Julien DELORD (Ecole Normale Supérieure, Paris)
2008-06-19 0:00 - 2008-06-19 0:00
KLI for Evolution and Cognition Research, Altenberg, Austria
Organized by KLI

Topic description:
I would like to highlight the elusive nature of the concept of "biodiversity" as it is commonly used by ecologists and conservationists. I will question the scientific nature of this concept. Indeed, biodiversity is apparently the only scientific concept based on a notion of diversity qua diversity. This point has been underestimated by philosophers, although "biodiversity" is at the core of many important ecological theories. I will first explore the metaphysical ground on which the property of "diversity" is based. I will continue by analyzing the different senses of the notion of diversity and argue that the concept of biodiversity per se is NOT scientific but aesthetic in nature.

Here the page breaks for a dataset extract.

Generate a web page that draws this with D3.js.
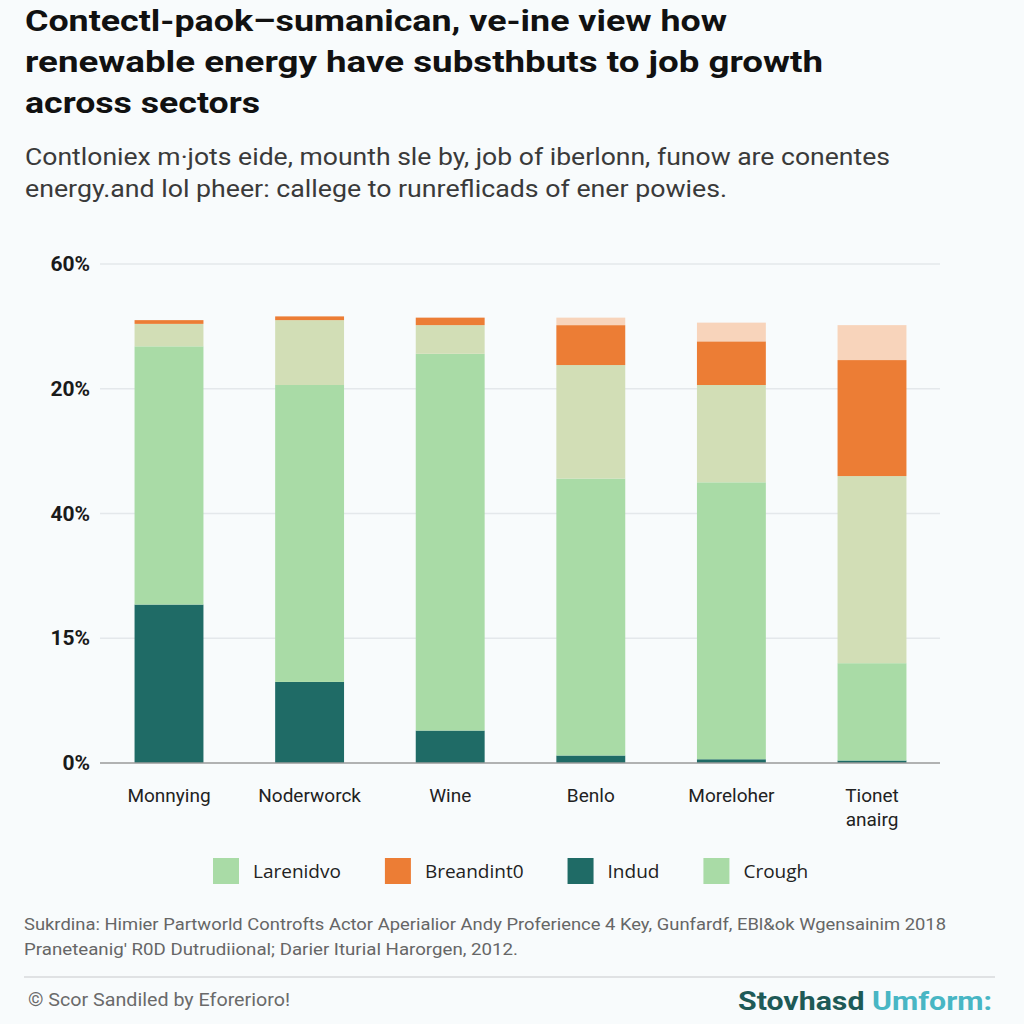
<!DOCTYPE html>
<html>
<head>
<meta charset="utf-8">
<script src="https://cdn.jsdelivr.net/npm/d3@7"></script>
<style>
  html, body { margin: 0; padding: 0; background: #f8fbfc; }
  svg { display: block; }
</style>
</head>
<body>
<svg id="chart" width="1024" height="1024"></svg>
<script>
// ---------- data ----------
const titleLines = [
  "Contectl-paok\u2013sumanican, ve-ine view how",
  "renewable energy have substhbuts to job growth",
  "across sectors"
];
const subtitleLines = [
  "Contloniex m\u00b7jots eide, mounth sle by, job of iberlonn, funow are conentes",
  "energy.and lol pheer: callege to runreflicads of ener powies."
];
const categories = ["Monnying", "Noderworck", "Wine", "Benlo", "Moreloher", "Tionet\nanairg"];
// stacked segments, bottom to top, in axis-step units (one step per gridline)
const indud      = [1.27, 0.65, 0.26, 0.06, 0.03, 0.02];
const larenidvo  = [2.07, 2.38, 3.02, 2.22, 2.22, 0.78];
const crough     = [0.18, 0.52, 0.23, 0.91, 0.78, 1.50];
const breandinto = [0.03, 0.03, 0.06, 0.32, 0.35, 0.93];
const peach      = [0.00, 0.00, 0.00, 0.06, 0.15, 0.28];
const yTickValues = [0, 1, 2, 3, 4];
const yTickLabels = ["0%", "15%", "40%", "20%", "60%"];
const legendNames = ["Larenidvo", "Breandint0", "Indud", "Crough"];
const sourceLines = [
  "Sukrdina: Himier Partworld Controfts Actor Aperialior Andy Proferience 4 Key, Gunfardf, EBl&ok Wgensainim 2018",
  "Praneteanig' R0D Dutrudiional; Darier Iturial Harorgen, 2012."
];
const footerLeft = "\u00a9 Scor Sandiled by Eforerioro!";
const footerBrand = ["Stovhasd", "Umform:"];

// ---------- styles ----------
const colors = {
  indud: "#1f6b66",
  larenidvo: "#a9dba6",
  crough: "#d2deb6",
  breandinto: "#ec7d35",
  peach: "#f8d4bb"
};
const legendColors = ["#a9dba6", "#ec7d35", "#1f6b66", "#a9dba6"];

const svg = d3.select("#chart");
svg.append("rect").attr("width", 1024).attr("height", 1024).attr("fill", "#f8fbfc");

// title
const titleWidths = [702, 798, 235];
svg.append("g").selectAll("text").data(titleLines).join("text")
  .attr("x", 25).attr("y", (d, i) => 31 + i * 41)
  .attr("font-family", "Roboto, 'Liberation Sans', sans-serif")
  .attr("font-weight", 700).attr("font-size", 29).attr("fill", "#111")
  .attr("textLength", (d, i) => titleWidths[i]).attr("lengthAdjust", "spacingAndGlyphs")
  .text(d => d);

// subtitle
const subWidths = [865, 702];
svg.append("g").selectAll("text").data(subtitleLines).join("text")
  .attr("x", 25).attr("y", (d, i) => 165 + i * 32)
  .attr("font-family", "Roboto, 'Liberation Sans', sans-serif")
  .attr("font-size", 23).attr("fill", "#3a3a3a")
  .attr("textLength", (d, i) => subWidths[i]).attr("lengthAdjust", "spacingAndGlyphs")
  .text(d => d);

// scales
const x = d3.scaleBand().domain(categories).range([98, 943]).paddingInner(0.51).paddingOuter(0.26);
const y = d3.scaleLinear().domain([0, 4]).range([763, 264]);

// grid
svg.append("g").selectAll("line").data(yTickValues.filter(v => v > 0)).join("line")
  .attr("x1", 100).attr("x2", 940)
  .attr("y1", d => y(d)).attr("y2", d => y(d))
  .attr("stroke", "#e4e8eb").attr("stroke-width", 1.5);

// stacked bars
const keys = ["indud", "larenidvo", "crough", "breandinto", "peach"];
const table = categories.map((c, i) => ({
  cat: c, indud: indud[i], larenidvo: larenidvo[i], crough: crough[i],
  breandinto: breandinto[i], peach: peach[i]
}));
const stacked = d3.stack().keys(keys)(table);
svg.append("g").selectAll("g").data(stacked).join("g")
  .attr("fill", d => colors[d.key])
  .selectAll("rect").data(d => d).join("rect")
  .attr("x", d => x(d.data.cat))
  .attr("width", x.bandwidth())
  .attr("y", d => y(d[1]))
  .attr("height", d => Math.max(0, y(d[0]) - y(d[1])));

// y axis
const yAxis = d3.axisLeft(y).tickValues(yTickValues)
  .tickFormat((d, i) => yTickLabels[i]).tickSize(0).tickPadding(0);
const yg = svg.append("g").attr("transform", "translate(90,0)").call(yAxis);
yg.select(".domain").remove();
yg.selectAll("text")
  .attr("font-family", "Roboto, 'Liberation Sans', sans-serif")
  .attr("font-size", 21).attr("font-weight", 700).attr("fill", "#1a1a1a");

// x axis
const xAxis = d3.axisBottom(x).tickSize(0).tickPadding(0).tickFormat("");
const xg = svg.append("g").attr("transform", "translate(0,763)").call(xAxis);
xg.select(".domain").attr("d", "M100,0H940").attr("stroke", "#9a9a9a").attr("stroke-width", 1.5);
xg.selectAll(".tick").each(function(d) {
  const lines = d.split("\n");
  lines.forEach((ln, j) => {
    d3.select(this).append("text")
      .attr("text-anchor", "middle")
      .attr("x", 0).attr("y", 39 + j * 24)
      .attr("font-family", "Roboto, 'Liberation Sans', sans-serif")
      .attr("font-size", 19).attr("fill", "#222")
      .text(ln);
  });
});

// legend
const lg = svg.append("g");
let lx = 213;
legendNames.forEach((name, i) => {
  lg.append("rect").attr("x", lx).attr("y", 858).attr("width", 26).attr("height", 26)
    .attr("fill", legendColors[i]);
  const t = lg.append("text").attr("x", lx + 40).attr("y", 878)
    .attr("font-family", "'Open Sans', 'Liberation Sans', sans-serif")
    .attr("font-size", 19).attr("fill", "#222").text(name);
  lx = lx + 40 + t.node().getComputedTextLength() + 44;
});

// source
const srcWidths = [922, 494];
svg.append("g").selectAll("text").data(sourceLines).join("text")
  .attr("x", 24).attr("y", (d, i) => 930 + i * 25)
  .attr("font-family", "Roboto, 'Liberation Sans', sans-serif")
  .attr("font-size", 17).attr("fill", "#666")
  .attr("textLength", (d, i) => srcWidths[i]).attr("lengthAdjust", "spacingAndGlyphs")
  .text(d => d);

// rule
svg.append("line").attr("x1", 24).attr("x2", 995).attr("y1", 977).attr("y2", 977)
  .attr("stroke", "#d8dadc").attr("stroke-width", 1.5);

// footer
svg.append("text").attr("x", 28).attr("y", 1006)
  .attr("font-family", "Roboto, 'Liberation Sans', sans-serif")
  .attr("font-size", 18).attr("fill", "#6a6a6a")
  .attr("textLength", 262).attr("lengthAdjust", "spacingAndGlyphs")
  .text(footerLeft);
const brand = svg.append("text").attr("x", 738).attr("y", 1010)
  .attr("font-family", "Roboto, 'Liberation Sans', sans-serif")
  .attr("font-size", 26).attr("font-weight", 700)
  .attr("textLength", 254).attr("lengthAdjust", "spacingAndGlyphs");
brand.append("tspan").attr("fill", "#1e5a57").text(footerBrand[0] + " ");
brand.append("tspan").attr("fill", "#48b6c4").text(footerBrand[1]);
</script>
</body>
</html>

I will then argue that we should understand "biodiversity" as a family of limited concepts (or "surrogate" concepts, as Sahotra Sarkar calls them) of many different biodiversities. This plurality of concepts can be analyzed following three different traditions: - biodiversities as concepts which are socially constructed in a normative context - biodiversities as different « perspectives » (in Wimsatt’s sense) of a complex system - biodiversities as a symptom of the anarchic nature of scientific theories (in Feyerabend’s sense) This last interpretation has new implications in a conservationist perspective that I will briefly tackle.

 

Biographical note:
Julien Delord is currently lecturer (attaché temporaire d'enseignement et de recherche) at the Ecole Normale Supérieure in Paris. He graduated in 1998 from the leading engineering university for life sciences in Paris (INA PG) with a MSc in Ecology. He then studied the History and Philosophy of Science at the University of Paris-Sorbonne and completed a PhD in the History and Philosophy of Ecology entitled, "The Extinction of Species: Historical and Ethical Issues of an Ecological Concept." Since 2003 he has been lecturing at different French universities in the history of science and has participated in the organization of an international conference on Biodiversity at the UNESCO in 2005. From 2005 to 200t he was a Fellow at the KLI. His main research interest lies in the history and epistemology of ecology and in environmental ethics. In 2004, he was awarded the second prize for young researchers of the French Biodiversity Institute.